▶

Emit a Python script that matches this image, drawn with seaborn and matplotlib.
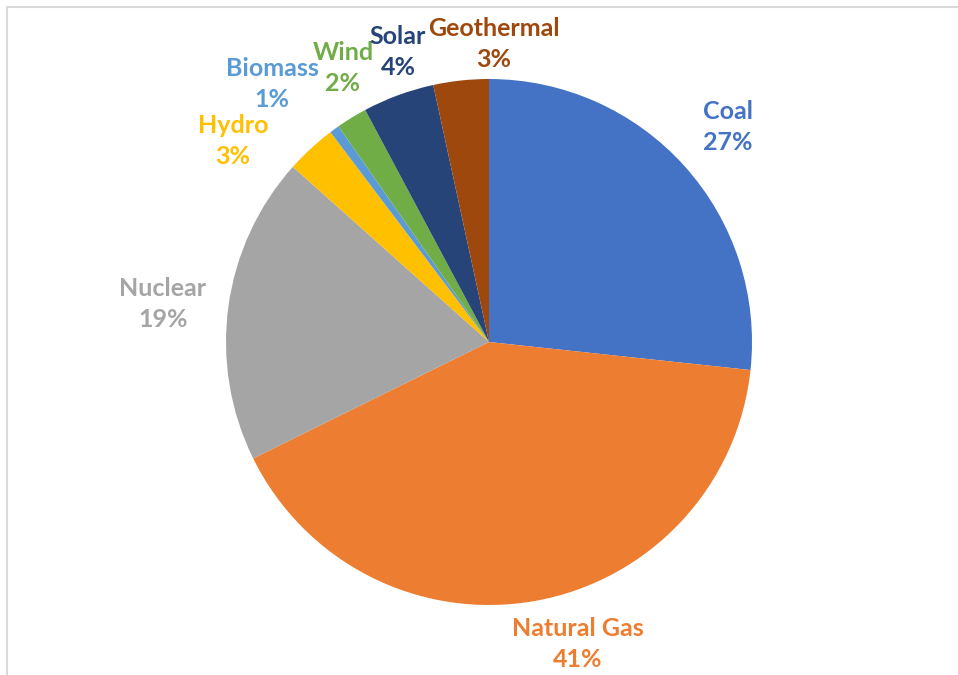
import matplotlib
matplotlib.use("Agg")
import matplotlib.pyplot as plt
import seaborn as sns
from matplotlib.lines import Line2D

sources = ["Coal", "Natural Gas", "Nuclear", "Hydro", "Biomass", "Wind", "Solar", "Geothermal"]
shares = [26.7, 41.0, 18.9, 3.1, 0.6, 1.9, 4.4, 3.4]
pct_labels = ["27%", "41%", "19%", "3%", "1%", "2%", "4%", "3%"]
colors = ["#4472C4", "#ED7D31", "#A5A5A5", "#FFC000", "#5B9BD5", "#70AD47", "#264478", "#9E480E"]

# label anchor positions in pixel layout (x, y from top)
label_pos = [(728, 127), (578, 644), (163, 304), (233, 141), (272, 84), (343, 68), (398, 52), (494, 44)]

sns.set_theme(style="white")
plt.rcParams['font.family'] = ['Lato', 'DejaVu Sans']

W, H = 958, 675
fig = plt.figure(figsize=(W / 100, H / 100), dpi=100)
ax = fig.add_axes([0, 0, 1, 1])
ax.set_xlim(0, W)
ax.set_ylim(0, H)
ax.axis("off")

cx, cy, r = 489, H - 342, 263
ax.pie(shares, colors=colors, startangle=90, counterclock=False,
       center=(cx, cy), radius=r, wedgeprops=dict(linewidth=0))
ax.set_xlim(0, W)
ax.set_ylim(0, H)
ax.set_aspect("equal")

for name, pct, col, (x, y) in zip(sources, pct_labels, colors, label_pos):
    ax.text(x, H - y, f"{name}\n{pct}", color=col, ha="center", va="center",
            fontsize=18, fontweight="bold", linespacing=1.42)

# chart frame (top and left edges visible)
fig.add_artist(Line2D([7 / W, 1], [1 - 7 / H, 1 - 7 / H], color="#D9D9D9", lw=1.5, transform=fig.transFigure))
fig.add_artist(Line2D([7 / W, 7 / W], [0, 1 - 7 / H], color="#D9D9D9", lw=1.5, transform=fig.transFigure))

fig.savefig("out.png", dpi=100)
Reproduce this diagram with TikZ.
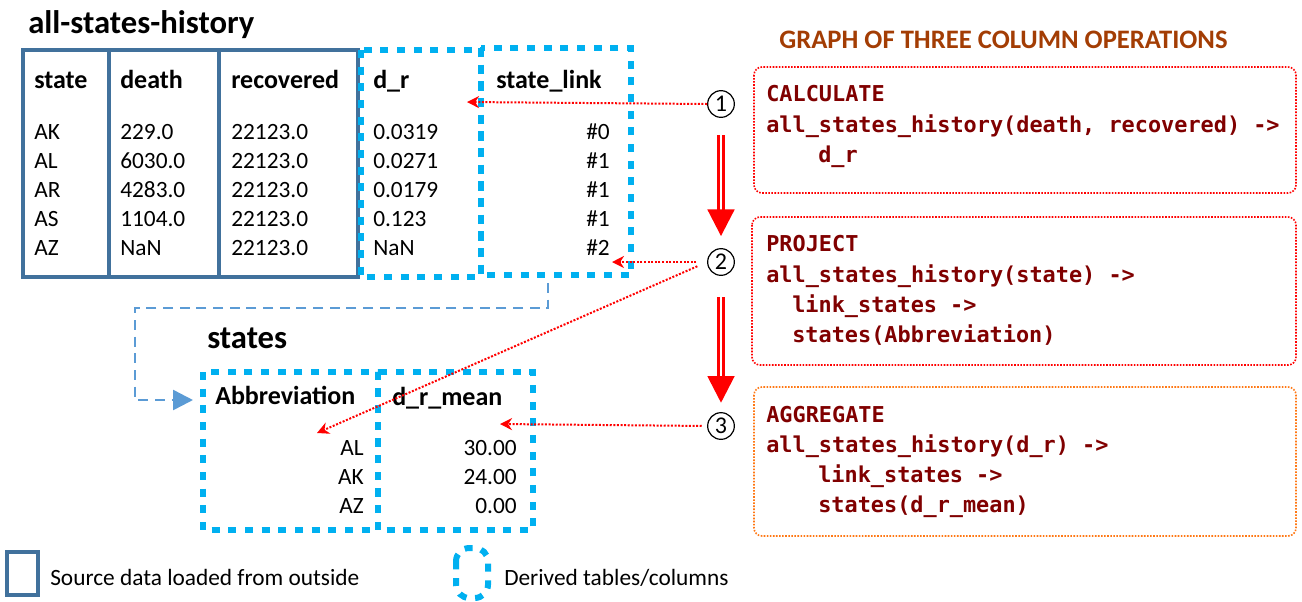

◀

- **PROBLEM TO SOLVE**
Reproduce the material in its entirety and word for word, without the pictures.

- **RESULT OF THE EXERCISE**
Emit a Python script that matches this image, drawn with seaborn and matplotlib.
import matplotlib
matplotlib.use("Agg")
import matplotlib.pyplot as plt
import seaborn as sns
from matplotlib.lines import Line2D

sources = ["Coal", "Natural Gas", "Nuclear", "Hydro", "Biomass", "Wind", "Solar", "Geothermal"]
shares = [26.7, 41.0, 18.9, 3.1, 0.6, 1.9, 4.4, 3.4]
pct_labels = ["27%", "41%", "19%", "3%", "1%", "2%", "4%", "3%"]
colors = ["#4472C4", "#ED7D31", "#A5A5A5", "#FFC000", "#5B9BD5", "#70AD47", "#264478", "#9E480E"]

# label anchor positions in pixel layout (x, y from top)
label_pos = [(728, 127), (578, 644), (163, 304), (233, 141), (272, 84), (343, 68), (398, 52), (494, 44)]

sns.set_theme(style="white")
plt.rcParams['font.family'] = ['Lato', 'DejaVu Sans']

W, H = 958, 675
fig = plt.figure(figsize=(W / 100, H / 100), dpi=100)
ax = fig.add_axes([0, 0, 1, 1])
ax.set_xlim(0, W)
ax.set_ylim(0, H)
ax.axis("off")

cx, cy, r = 489, H - 342, 263
ax.pie(shares, colors=colors, startangle=90, counterclock=False,
       center=(cx, cy), radius=r, wedgeprops=dict(linewidth=0))
ax.set_xlim(0, W)
ax.set_ylim(0, H)
ax.set_aspect("equal")

for name, pct, col, (x, y) in zip(sources, pct_labels, colors, label_pos):
    ax.text(x, H - y, f"{name}\n{pct}", color=col, ha="center", va="center",
            fontsize=18, fontweight="bold", linespacing=1.42)

# chart frame (top and left edges visible)
fig.add_artist(Line2D([7 / W, 1], [1 - 7 / H, 1 - 7 / H], color="#D9D9D9", lw=1.5, transform=fig.transFigure))
fig.add_artist(Line2D([7 / W, 7 / W], [0, 1 - 7 / H], color="#D9D9D9", lw=1.5, transform=fig.transFigure))

fig.savefig("out.png", dpi=100)
Reproduce this diagram with TikZ.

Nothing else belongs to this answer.